I want to count the number of times each value occurs in the first column.

1  3 
3  1
52 2

This means we saw 1 three times.

How can I do that, in Perl, AWK or Bash?

2
  • 3
    Hi arashams! I saw you recently asked very similar questions that all revolve around the same topic. I'm sure the community would like to help you, but maybe you could show us what you've already tried and where exactly you got stuck? We require people to show a little effort before asking their questions – there isn't any learning involved from simply asking others to give you the code for a specific thing.

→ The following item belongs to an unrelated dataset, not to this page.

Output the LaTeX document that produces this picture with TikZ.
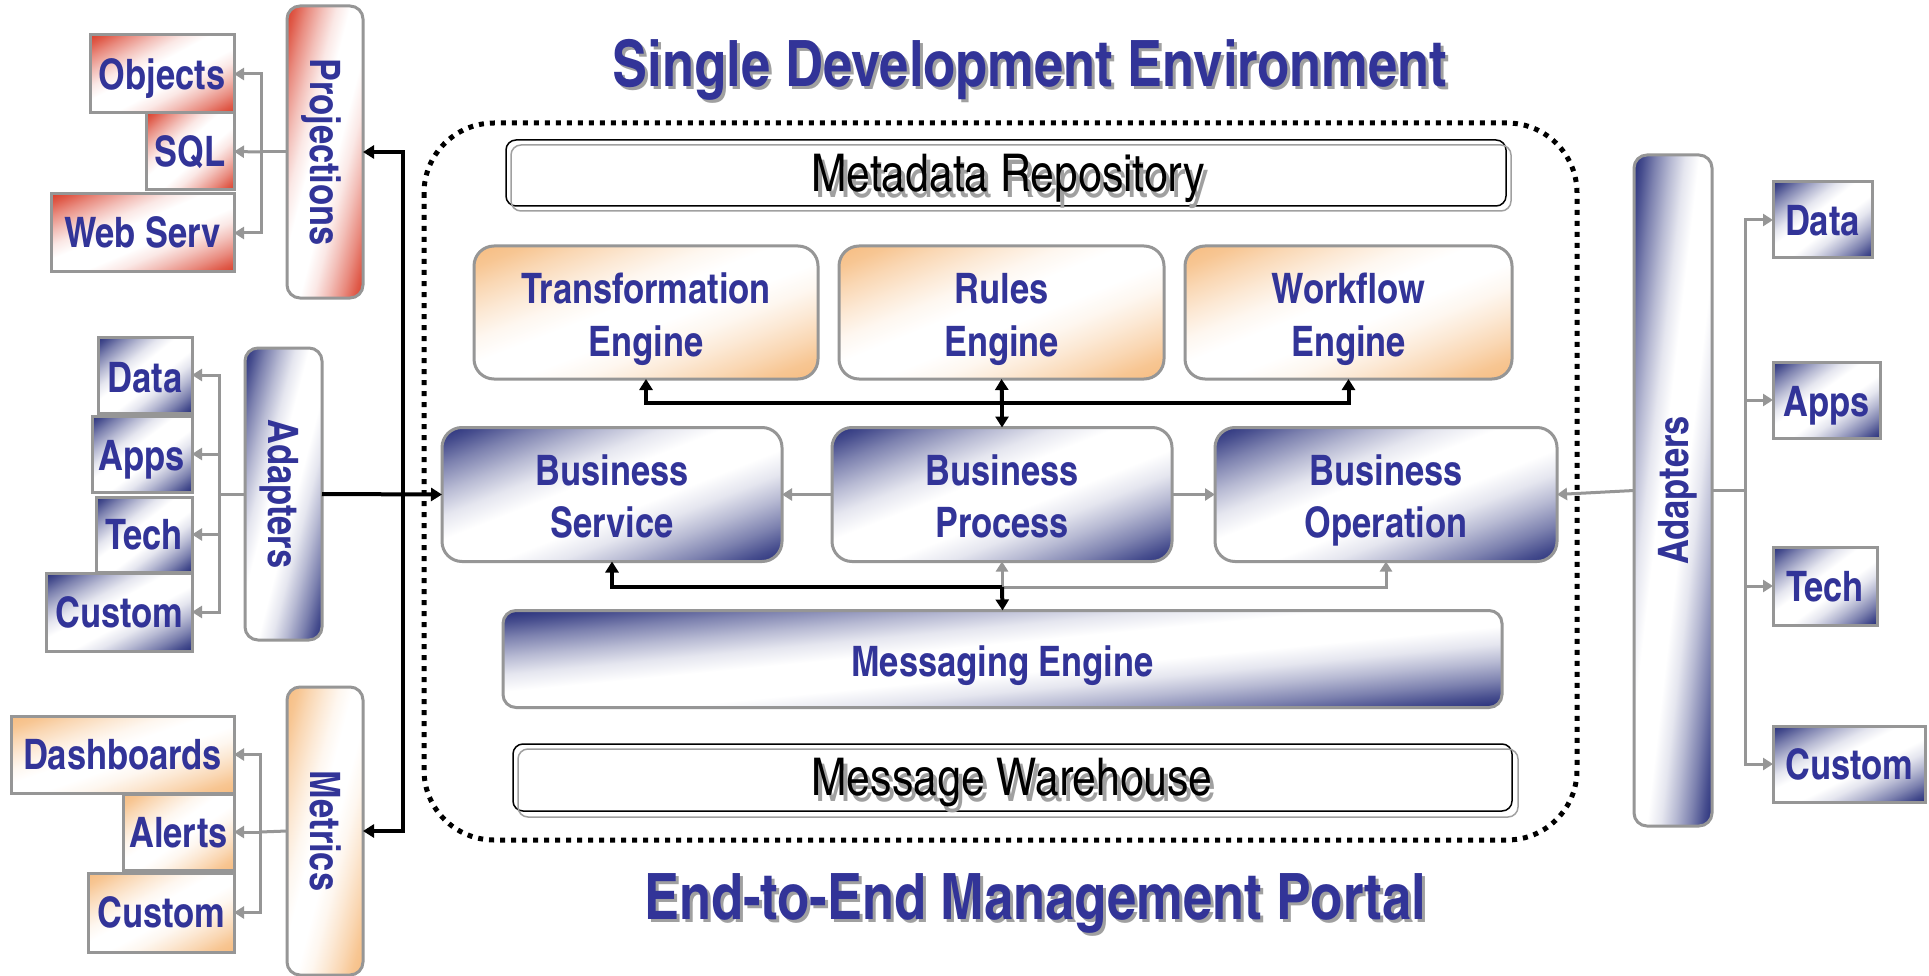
\documentclass[tikz,border=0pt]{standalone}
\usepackage{fontspec}
\usetikzlibrary{arrows.meta}
\newfontfamily\cnb{texgyreheroscn-bold}[Extension=.otf]
\newfontfamily\cnr{texgyreheroscn-regular}[Extension=.otf]
\definecolor{navyc}{RGB}{38,46,122}
\definecolor{redc}{RGB}{218,62,42}
\definecolor{orangec}{RGB}{246,188,128}
\definecolor{txtblue}{RGB}{50,52,152}
\definecolor{bgray}{RGB}{150,150,150}
\definecolor{shgray}{RGB}{160,160,160}
% graded intermediate colours
\newcommand{\mkgrades}[1]{%
  \colorlet{#1A}{#1c!85!white}%
  \colorlet{#1B}{#1c!60!white}%
  \colorlet{#1C}{#1c!33!white}%
  \colorlet{#1D}{#1c!12!white}}
\mkgrades{navy}\mkgrades{red}\mkgrades{orange}
\pgfdeclarehorizontalshading{navyshade}{100bp}{color(0bp)=(navyc); color(25bp)=(navyc); color(28bp)=(navyA); color(32bp)=(navyB); color(37bp)=(navyC); color(41.5bp)=(navyD); color(46bp)=(white); color(54bp)=(white); color(58.5bp)=(navyD); color(63bp)=(navyC); color(68bp)=(navyB); color(72bp)=(navyA); color(75bp)=(navyc); color(100bp)=(navyc)}
\pgfdeclarehorizontalshading{redshade}{100bp}{color(0bp)=(redc); color(25bp)=(redc); color(28bp)=(redA); color(32bp)=(redB); color(37bp)=(redC); color(41.5bp)=(redD); color(46bp)=(white); color(54bp)=(white); color(58.5bp)=(redD); color(63bp)=(redC); color(68bp)=(redB); color(72bp)=(redA); color(75bp)=(redc); color(100bp)=(redc)}
\pgfdeclarehorizontalshading{orangeshade}{100bp}{color(0bp)=(orangec); color(25bp)=(orangec); color(29bp)=(orangeA); color(33bp)=(orangeB); color(38bp)=(orangeC); color(42.5bp)=(orangeD); color(47bp)=(white); color(53bp)=(white); color(57.5bp)=(orangeD); color(62bp)=(orangeC); color(67bp)=(orangeB); color(71bp)=(orangeA); color(75bp)=(orangec); color(100bp)=(orangec)}
\tikzset{
  lbl/.style={font=\cnb\fontsize{42}{52}\selectfont, text=txtblue, inner sep=0pt, outer sep=0pt, text height=30pt, text depth=0pt},
  boxline/.style={draw=bgray, line width=3pt, inner sep=0pt, outer sep=0pt},
  ttl/.style={font=\cnb\fontsize{64}{70}\selectfont, text=txtblue, inner sep=0pt},
  mtxt/.style={font=\cnr\fontsize{52}{58}\selectfont, text=black, inner sep=0pt},
  barr/.style={draw=black, line width=4pt, -{Triangle[length=11pt,width=13pt]}},
  garr/.style={draw=bgray, line width=3pt, -{Triangle[length=10pt,width=12pt]}},
  glin/.style={draw=bgray, line width=3pt},
  framebox/.style={draw=black, line width=5pt, dash pattern=on 5pt off 6pt, rounded corners=70pt},
}
% #1 radius, #2 name, #3 cx, #4 cy, #5 W, #6 H, #7 shading
\newcommand{\gbox}[7]{%
  \begin{scope}
    \clip[rounded corners=#1pt] ({#3-#5/2},{#4-#6/2}) rectangle ({#3+#5/2},{#4+#6/2});
    \begin{scope}[transform canvas={shift={(#3,#4)}, xscale=#5/35.355, yscale=#6/35.355, rotate=-45}]
      \shade[shading=#7] (-25pt,-25pt) rectangle (25pt,25pt);
    \end{scope}
  \end{scope}
  \node[boxline, rounded corners=#1pt, minimum width=#5pt, minimum height=#6pt] (#2) at (#3,#4) {};
}
\begin{document}
\begin{tikzpicture}[x=1pt,y=-1pt]
\fill[white] (0,0) rectangle (1929,976);
\useasboundingbox (0,0) rectangle (1929,976);

% titles
\node[ttl, text=shgray] (t1s) at (1033,73) {Single Development Environment};
\node[ttl] (t1) at (1030,70) {Single Development Environment};
\node[ttl, text=shgray] (t2s) at (1038,906) {End-to-End Management Portal};
\node[ttl] (t2) at (1035,903) {End-to-End Management Portal};

% dotted frame
\draw[framebox] (424,123) rectangle (1577,840);

% metadata repository
\node[draw=black, line width=1.5pt, rounded corners=10pt, fill=white, minimum width=1000pt, minimum height=66pt, inner sep=0pt] (meta) at (1006,173) {};
\draw[draw=shgray, line width=1.5pt, rounded corners=10pt] (511,145) rectangle (1511,211);
\node[mtxt, text=shgray] (metas) at (1012,184) {Metadata Repository};
\node[mtxt] (metat) at (1008,178) {Metadata Repository};

% message warehouse
\node[draw=black, line width=1.5pt, rounded corners=10pt, fill=white, minimum width=999pt, minimum height=67pt, inner sep=0pt] (mw) at (1012.5,777.5) {};
\draw[draw=shgray, line width=1.5pt, rounded corners=10pt] (518,749) rectangle (1518,817);
\node[mtxt, text=shgray] (mws) at (1016,789) {Message Warehouse};
\node[mtxt] (mwt) at (1012,783) {Message Warehouse};

% engines
\gbox{20}{te}{646}{312.5}{344}{133}{orangeshade}
\gbox{20}{re}{1001.5}{312.5}{325}{133}{orangeshade}
\gbox{20}{we}{1348.5}{312.5}{327}{133}{orangeshade}
\node[lbl, yshift=24pt] (teA) at (te.center) {Transformation};
\node[lbl, yshift=-29pt] (teB) at (te.center) {Engine};
\node[lbl, yshift=24pt] (reA) at (re.center) {Rules};
\node[lbl, yshift=-29pt] (reB) at (re.center) {Engine};
\node[lbl, yshift=24pt] (weA) at (we.center) {Workflow};
\node[lbl, yshift=-29pt] (weB) at (we.center) {Engine};

% business
\gbox{20}{bs}{612}{494.5}{340}{134}{navyshade}
\gbox{20}{bp}{1002}{494.5}{340}{134}{navyshade}
\gbox{20}{bo}{1386}{494.5}{342}{134}{navyshade}
\node[lbl, yshift=24pt] (bsA) at (bs.center) {Business};
\node[lbl, yshift=-28pt] (bsB) at (bs.center) {Service};
\node[lbl, yshift=24pt] (bpA) at (bp.center) {Business};
\node[lbl, yshift=-28pt] (bpB) at (bp.center) {Process};
\node[lbl, yshift=24pt] (boA) at (bo.center) {Business};
\node[lbl, yshift=-28pt] (boB) at (bo.center) {Operation};

% messaging engine
\gbox{13}{me}{1002.5}{659}{999}{97}{navyshade}
\node[lbl, yshift=-2pt] (meL) at (me.center) {Messaging Engine};

% left: projections
\gbox{0}{obj}{162}{74}{144}{78}{redshade}
\gbox{0}{sql}{190}{151.5}{88}{77}{redshade}
\gbox{0}{ws}{142.5}{233}{183}{78}{redshade}
\gbox{13}{proj}{325}{152}{76}{292}{redshade}
\node[lbl, yshift=-1pt] (objL) at (obj.center) {Objects};
\node[lbl] (sqlL) at (sql.center) {SQL};
\node[lbl] (wsL) at (ws.center) {Web Serv};
\node[lbl, rotate=-90] (projL) at (proj.center) {Projections};

% left: adapters
\gbox{0}{dl}{145}{375}{94}{76}{navyshade}
\gbox{0}{al}{142}{454}{100}{76}{navyshade}
\gbox{0}{tl}{144}{534.5}{96}{75}{navyshade}
\gbox{0}{cl}{119}{612}{146}{78}{navyshade}
\gbox{13}{adl}{283.5}{494}{77}{292}{navyshade}
\node[lbl, yshift=-2pt] (dlL) at (dl.center) {Data};
\node[lbl, yshift=-1pt] (alL) at (al.center) {Apps};
\node[lbl] (tlL) at (tl.center) {Tech};
\node[lbl] (clL) at (cl.center) {Custom};
\node[lbl, rotate=-90] (adlL) at (adl.center) {Adapters};

% left: metrics
\gbox{0}{dash}{122.5}{754.5}{223}{77}{orangeshade}
\gbox{0}{alr}{178.5}{832}{111}{76}{orangeshade}
\gbox{0}{cm}{161}{912.5}{146}{79}{orangeshade}
\gbox{13}{met}{325}{831}{76}{288}{orangeshade}
\node[lbl] (dashL) at (dash.center) {Dashboards};
\node[lbl] (alrL) at (alr.center) {Alerts};
\node[lbl] (cmL) at (cm.center) {Custom};
\node[lbl, rotate=-90] (metL) at (met.center) {Metrics};

% right: adapters
\gbox{13}{adr}{1673}{490.5}{78}{671}{navyshade}
\gbox{0}{dr}{1822.5}{220}{99}{76}{navyshade}
\gbox{0}{ar}{1826.5}{400}{107}{76}{navyshade}
\gbox{0}{tr}{1825}{586}{104}{78}{navyshade}
\gbox{0}{cr}{1849}{764}{152}{76}{navyshade}
\node[lbl, rotate=90] (adrL) at (adr.center) {Adapters};
\node[lbl, yshift=-1pt] (drL) at (dr.center) {Data};
\node[lbl, yshift=-1pt] (arL) at (ar.center) {Apps};
\node[lbl] (trL) at (tr.center) {Tech};
\node[lbl] (crL) at (cr.center) {Custom};

% junction coordinates
\coordinate (pj) at (261,152);
\coordinate (aj) at (219,494);
\coordinate (mj) at (260,832);
\coordinate (bj) at (403,494);
\coordinate (rj) at (1745,490.5);
\coordinate (up) at (1002,403);
\coordinate (lo) at (1002,587);

% gray trees on the left
\draw[glin] (proj.west) -- (pj);
\draw[garr] (pj) |- (obj.east);
\draw[garr] (pj) -- (sql.east);
\draw[garr] (pj) |- (ws.east);
\draw[glin] (adl.west) -- (aj);
\draw[garr] (aj) |- (dl.east);
\draw[garr] (aj) |- (al.east);
\draw[garr] (aj) |- (tl.east);
\draw[garr] (aj) |- (cl.east);
\draw[glin] (met.west) -- (mj);
\draw[garr] (mj) |- (dash.east);
\draw[garr] (mj) -- (alr.east);
\draw[garr] (mj) |- (cm.east);

% gray tree on the right
\draw[glin] (adr.east) -- (rj);
\draw[garr] (rj) |- (dr.west);
\draw[garr] (rj) |- (ar.west);
\draw[garr] (rj) |- (tr.west);
\draw[garr] (rj) |- (cr.west);
\draw[garr] (adr.west) -- (bo.east);

% gray center connectors
\draw[garr] (bp.west) -- (bs.east);
\draw[garr] (bp.east) -- (bo.west);
\draw[garr] (lo) -- (bp.south);
\draw[garr] (lo) -| (bo.south);

% black connectors
\draw[barr] (bj) |- (proj.east);
\draw[barr] (bj) |- (met.east);
\draw[barr] (adl.east) -- (bs.west);
\draw[barr] (up) -| (te.south);
\draw[barr] (up) -| (we.south);
\draw[barr] (up) -- (re.south);
\draw[barr] (up) -- (bp.north);
\draw[barr] (lo) -| (bs.south);
\draw[barr] (lo) -- (me.north);
\end{tikzpicture}
\end{document}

Why not tell us what exactly the background of this is? Maybe there is an easier way to accomplish what you want, and we don't need to resort to dummy examples with some abstract numbers?
    – slhck
    Dec 20, 2012 at 7:17
  • tnx for your help. i'm working with bgpdump data and parsing them.
    – Arash
    Dec 20, 2012 at 7:19

1 Answer 1

13

If the input is sorted, you can use uniq:

<infile cut -d' ' -f1 | uniq -c

If not, sort it first:

<infile cut -d' ' -f1 | sort -n | uniq -c

Output:

  3 1                                      
  1 3
  2 52

The output is swapped compared to your requirement, you can use awk '{ print $2, $1 }' to change that.

1 3 
3 1
52 2

There's also the awk idiom, which does not require sorted input:

awk '{h[$1]++}; END { for(k in h) print k, h[k] }'

Output:

1 3
52 2
3 1

As the output here comes from a hash it will not be ordered, pass to sort -n if that is needed:

awk '{h[$1]++} END { for(k in h) print k, h[k] }' | sort -n

If you're using GNU awk, you can do the sorting from within awk:

awk '{h[$1]++} END { n = asorti(h, d, "@ind_num_asc"); for(i=1; i<=n; i++) print d[i], h[d[i]] }'

In the last two cases the output is:

1 3
3 1
52 2
3
  • tnx .its worked :)
    – Arash
    Dec 20, 2012 at 7:25
  • could you plz explain the code??? awk '{h[$1]++} END { for(k in h) print k, h[k] }' | sort -n
    – Arash
    Dec 20, 2012 at 18:31
  • 3
    @arashams: The {h[$1]++} block is evaluated for each line. h is a hash and $1 is the first column and used as the key into h. So this tallies how often unique $1's are seen. The END block is executed at the end of input, and prints the keys and tallies. sort -n sorts the output numerically.